STATED TASK - Copy the data word for word, keeping every line.

* begin *

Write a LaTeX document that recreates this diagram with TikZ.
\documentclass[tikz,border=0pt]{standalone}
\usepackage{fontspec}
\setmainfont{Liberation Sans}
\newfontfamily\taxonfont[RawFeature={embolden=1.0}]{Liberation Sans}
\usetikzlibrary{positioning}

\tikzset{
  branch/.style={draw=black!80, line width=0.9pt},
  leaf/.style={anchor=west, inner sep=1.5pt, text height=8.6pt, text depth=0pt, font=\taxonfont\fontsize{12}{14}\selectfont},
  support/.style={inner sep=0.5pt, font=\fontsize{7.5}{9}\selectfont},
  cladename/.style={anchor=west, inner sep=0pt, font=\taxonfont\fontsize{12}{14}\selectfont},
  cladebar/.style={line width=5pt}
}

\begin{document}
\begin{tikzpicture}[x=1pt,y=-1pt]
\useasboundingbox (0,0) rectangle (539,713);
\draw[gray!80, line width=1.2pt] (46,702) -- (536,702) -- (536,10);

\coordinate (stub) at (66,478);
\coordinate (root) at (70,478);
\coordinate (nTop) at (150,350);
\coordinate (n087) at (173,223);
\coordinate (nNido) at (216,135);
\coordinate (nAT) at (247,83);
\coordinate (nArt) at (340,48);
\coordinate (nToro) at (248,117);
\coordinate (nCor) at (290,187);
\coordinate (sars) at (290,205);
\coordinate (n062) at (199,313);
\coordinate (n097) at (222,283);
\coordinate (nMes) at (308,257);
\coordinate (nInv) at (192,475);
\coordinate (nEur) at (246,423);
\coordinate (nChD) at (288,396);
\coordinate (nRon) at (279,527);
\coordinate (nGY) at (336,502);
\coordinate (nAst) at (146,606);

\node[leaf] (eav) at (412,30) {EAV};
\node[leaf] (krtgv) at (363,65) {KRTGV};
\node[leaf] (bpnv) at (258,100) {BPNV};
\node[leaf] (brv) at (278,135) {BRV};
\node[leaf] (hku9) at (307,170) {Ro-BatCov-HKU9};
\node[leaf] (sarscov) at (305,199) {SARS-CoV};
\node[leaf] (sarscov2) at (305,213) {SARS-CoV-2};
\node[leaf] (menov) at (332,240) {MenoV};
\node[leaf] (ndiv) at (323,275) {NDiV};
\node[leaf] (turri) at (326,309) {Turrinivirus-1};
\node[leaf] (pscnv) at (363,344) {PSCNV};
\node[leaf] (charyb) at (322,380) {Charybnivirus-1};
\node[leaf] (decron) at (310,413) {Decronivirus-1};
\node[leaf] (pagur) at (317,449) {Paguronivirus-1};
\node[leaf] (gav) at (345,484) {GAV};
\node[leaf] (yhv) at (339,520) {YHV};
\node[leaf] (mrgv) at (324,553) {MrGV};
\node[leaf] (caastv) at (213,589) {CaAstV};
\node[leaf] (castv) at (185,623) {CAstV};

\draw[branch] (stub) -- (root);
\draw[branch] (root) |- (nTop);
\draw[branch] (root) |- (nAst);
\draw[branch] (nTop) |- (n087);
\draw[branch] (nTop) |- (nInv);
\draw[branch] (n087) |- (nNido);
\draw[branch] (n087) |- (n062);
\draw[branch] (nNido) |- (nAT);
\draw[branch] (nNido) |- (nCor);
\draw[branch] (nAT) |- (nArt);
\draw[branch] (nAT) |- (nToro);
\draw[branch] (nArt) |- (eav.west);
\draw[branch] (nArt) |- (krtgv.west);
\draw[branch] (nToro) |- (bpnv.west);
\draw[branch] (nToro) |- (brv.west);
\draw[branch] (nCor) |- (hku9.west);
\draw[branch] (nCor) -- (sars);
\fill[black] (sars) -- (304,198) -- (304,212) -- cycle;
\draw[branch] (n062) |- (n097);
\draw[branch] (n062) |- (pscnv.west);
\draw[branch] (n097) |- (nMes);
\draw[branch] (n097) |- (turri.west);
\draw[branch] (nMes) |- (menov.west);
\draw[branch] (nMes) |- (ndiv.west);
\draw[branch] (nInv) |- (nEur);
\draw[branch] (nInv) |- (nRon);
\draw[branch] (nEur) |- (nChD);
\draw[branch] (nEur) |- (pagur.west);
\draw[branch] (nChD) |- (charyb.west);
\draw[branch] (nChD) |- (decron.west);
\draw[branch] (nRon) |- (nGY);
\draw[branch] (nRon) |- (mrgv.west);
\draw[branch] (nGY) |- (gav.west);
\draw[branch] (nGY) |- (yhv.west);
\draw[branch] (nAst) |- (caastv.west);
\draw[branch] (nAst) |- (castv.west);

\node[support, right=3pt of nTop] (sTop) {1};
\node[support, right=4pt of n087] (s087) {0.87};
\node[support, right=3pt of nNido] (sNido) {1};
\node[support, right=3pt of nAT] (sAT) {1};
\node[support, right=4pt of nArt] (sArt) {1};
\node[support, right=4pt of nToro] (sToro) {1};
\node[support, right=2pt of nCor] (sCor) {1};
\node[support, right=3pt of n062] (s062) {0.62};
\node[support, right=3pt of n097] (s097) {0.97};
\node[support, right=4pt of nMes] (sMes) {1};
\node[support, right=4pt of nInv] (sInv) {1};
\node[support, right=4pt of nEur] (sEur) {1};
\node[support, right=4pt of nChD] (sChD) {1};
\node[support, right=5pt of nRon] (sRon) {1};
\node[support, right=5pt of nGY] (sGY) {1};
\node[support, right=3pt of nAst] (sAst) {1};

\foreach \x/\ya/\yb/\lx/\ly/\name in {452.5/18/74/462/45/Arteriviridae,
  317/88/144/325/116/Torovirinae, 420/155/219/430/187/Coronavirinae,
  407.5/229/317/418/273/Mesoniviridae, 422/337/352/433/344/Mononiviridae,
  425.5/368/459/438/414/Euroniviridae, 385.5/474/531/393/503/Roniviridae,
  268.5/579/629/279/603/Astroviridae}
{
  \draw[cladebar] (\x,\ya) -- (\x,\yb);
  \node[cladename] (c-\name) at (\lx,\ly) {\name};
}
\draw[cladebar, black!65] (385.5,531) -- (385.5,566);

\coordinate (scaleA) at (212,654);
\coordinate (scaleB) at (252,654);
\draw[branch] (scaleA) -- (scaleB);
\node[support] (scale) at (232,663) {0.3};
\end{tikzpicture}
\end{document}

* end *

RESULT -
Write a LaTeX document that recreates this diagram with TikZ.
\documentclass[tikz,border=0pt]{standalone}
\usepackage{fontspec}
\setmainfont{Liberation Sans}
\newfontfamily\taxonfont[RawFeature={embolden=1.0}]{Liberation Sans}
\usetikzlibrary{positioning}

\tikzset{
  branch/.style={draw=black!80, line width=0.9pt},
  leaf/.style={anchor=west, inner sep=1.5pt, text height=8.6pt, text depth=0pt, font=\taxonfont\fontsize{12}{14}\selectfont},
  support/.style={inner sep=0.5pt, font=\fontsize{7.5}{9}\selectfont},
  cladename/.style={anchor=west, inner sep=0pt, font=\taxonfont\fontsize{12}{14}\selectfont},
  cladebar/.style={line width=5pt}
}

\begin{document}
\begin{tikzpicture}[x=1pt,y=-1pt]
\useasboundingbox (0,0) rectangle (539,713);
\draw[gray!80, line width=1.2pt] (46,702) -- (536,702) -- (536,10);

\coordinate (stub) at (66,478);
\coordinate (root) at (70,478);
\coordinate (nTop) at (150,350);
\coordinate (n087) at (173,223);
\coordinate (nNido) at (216,135);
\coordinate (nAT) at (247,83);
\coordinate (nArt) at (340,48);
\coordinate (nToro) at (248,117);
\coordinate (nCor) at (290,187);
\coordinate (sars) at (290,205);
\coordinate (n062) at (199,313);
\coordinate (n097) at (222,283);
\coordinate (nMes) at (308,257);
\coordinate (nInv) at (192,475);
\coordinate (nEur) at (246,423);
\coordinate (nChD) at (288,396);
\coordinate (nRon) at (279,527);
\coordinate (nGY) at (336,502);
\coordinate (nAst) at (146,606);

\node[leaf] (eav) at (412,30) {EAV};
\node[leaf] (krtgv) at (363,65) {KRTGV};
\node[leaf] (bpnv) at (258,100) {BPNV};
\node[leaf] (brv) at (278,135) {BRV};
\node[leaf] (hku9) at (307,170) {Ro-BatCov-HKU9};
\node[leaf] (sarscov) at (305,199) {SARS-CoV};
\node[leaf] (sarscov2) at (305,213) {SARS-CoV-2};
\node[leaf] (menov) at (332,240) {MenoV};
\node[leaf] (ndiv) at (323,275) {NDiV};
\node[leaf] (turri) at (326,309) {Turrinivirus-1};
\node[leaf] (pscnv) at (363,344) {PSCNV};
\node[leaf] (charyb) at (322,380) {Charybnivirus-1};
\node[leaf] (decron) at (310,413) {Decronivirus-1};
\node[leaf] (pagur) at (317,449) {Paguronivirus-1};
\node[leaf] (gav) at (345,484) {GAV};
\node[leaf] (yhv) at (339,520) {YHV};
\node[leaf] (mrgv) at (324,553) {MrGV};
\node[leaf] (caastv) at (213,589) {CaAstV};
\node[leaf] (castv) at (185,623) {CAstV};

\draw[branch] (stub) -- (root);
\draw[branch] (root) |- (nTop);
\draw[branch] (root) |- (nAst);
\draw[branch] (nTop) |- (n087);
\draw[branch] (nTop) |- (nInv);
\draw[branch] (n087) |- (nNido);
\draw[branch] (n087) |- (n062);
\draw[branch] (nNido) |- (nAT);
\draw[branch] (nNido) |- (nCor);
\draw[branch] (nAT) |- (nArt);
\draw[branch] (nAT) |- (nToro);
\draw[branch] (nArt) |- (eav.west);
\draw[branch] (nArt) |- (krtgv.west);
\draw[branch] (nToro) |- (bpnv.west);
\draw[branch] (nToro) |- (brv.west);
\draw[branch] (nCor) |- (hku9.west);
\draw[branch] (nCor) -- (sars);
\fill[black] (sars) -- (304,198) -- (304,212) -- cycle;
\draw[branch] (n062) |- (n097);
\draw[branch] (n062) |- (pscnv.west);
\draw[branch] (n097) |- (nMes);
\draw[branch] (n097) |- (turri.west);
\draw[branch] (nMes) |- (menov.west);
\draw[branch] (nMes) |- (ndiv.west);
\draw[branch] (nInv) |- (nEur);
\draw[branch] (nInv) |- (nRon);
\draw[branch] (nEur) |- (nChD);
\draw[branch] (nEur) |- (pagur.west);
\draw[branch] (nChD) |- (charyb.west);
\draw[branch] (nChD) |- (decron.west);
\draw[branch] (nRon) |- (nGY);
\draw[branch] (nRon) |- (mrgv.west);
\draw[branch] (nGY) |- (gav.west);
\draw[branch] (nGY) |- (yhv.west);
\draw[branch] (nAst) |- (caastv.west);
\draw[branch] (nAst) |- (castv.west);

\node[support, right=3pt of nTop] (sTop) {1};
\node[support, right=4pt of n087] (s087) {0.87};
\node[support, right=3pt of nNido] (sNido) {1};
\node[support, right=3pt of nAT] (sAT) {1};
\node[support, right=4pt of nArt] (sArt) {1};
\node[support, right=4pt of nToro] (sToro) {1};
\node[support, right=2pt of nCor] (sCor) {1};
\node[support, right=3pt of n062] (s062) {0.62};
\node[support, right=3pt of n097] (s097) {0.97};
\node[support, right=4pt of nMes] (sMes) {1};
\node[support, right=4pt of nInv] (sInv) {1};
\node[support, right=4pt of nEur] (sEur) {1};
\node[support, right=4pt of nChD] (sChD) {1};
\node[support, right=5pt of nRon] (sRon) {1};
\node[support, right=5pt of nGY] (sGY) {1};
\node[support, right=3pt of nAst] (sAst) {1};

\foreach \x/\ya/\yb/\lx/\ly/\name in {452.5/18/74/462/45/Arteriviridae,
  317/88/144/325/116/Torovirinae, 420/155/219/430/187/Coronavirinae,
  407.5/229/317/418/273/Mesoniviridae, 422/337/352/433/344/Mononiviridae,
  425.5/368/459/438/414/Euroniviridae, 385.5/474/531/393/503/Roniviridae,
  268.5/579/629/279/603/Astroviridae}
{
  \draw[cladebar] (\x,\ya) -- (\x,\yb);
  \node[cladename] (c-\name) at (\lx,\ly) {\name};
}
\draw[cladebar, black!65] (385.5,531) -- (385.5,566);

\coordinate (scaleA) at (212,654);
\coordinate (scaleB) at (252,654);
\draw[branch] (scaleA) -- (scaleB);
\node[support] (scale) at (232,663) {0.3};
\end{tikzpicture}
\end{document}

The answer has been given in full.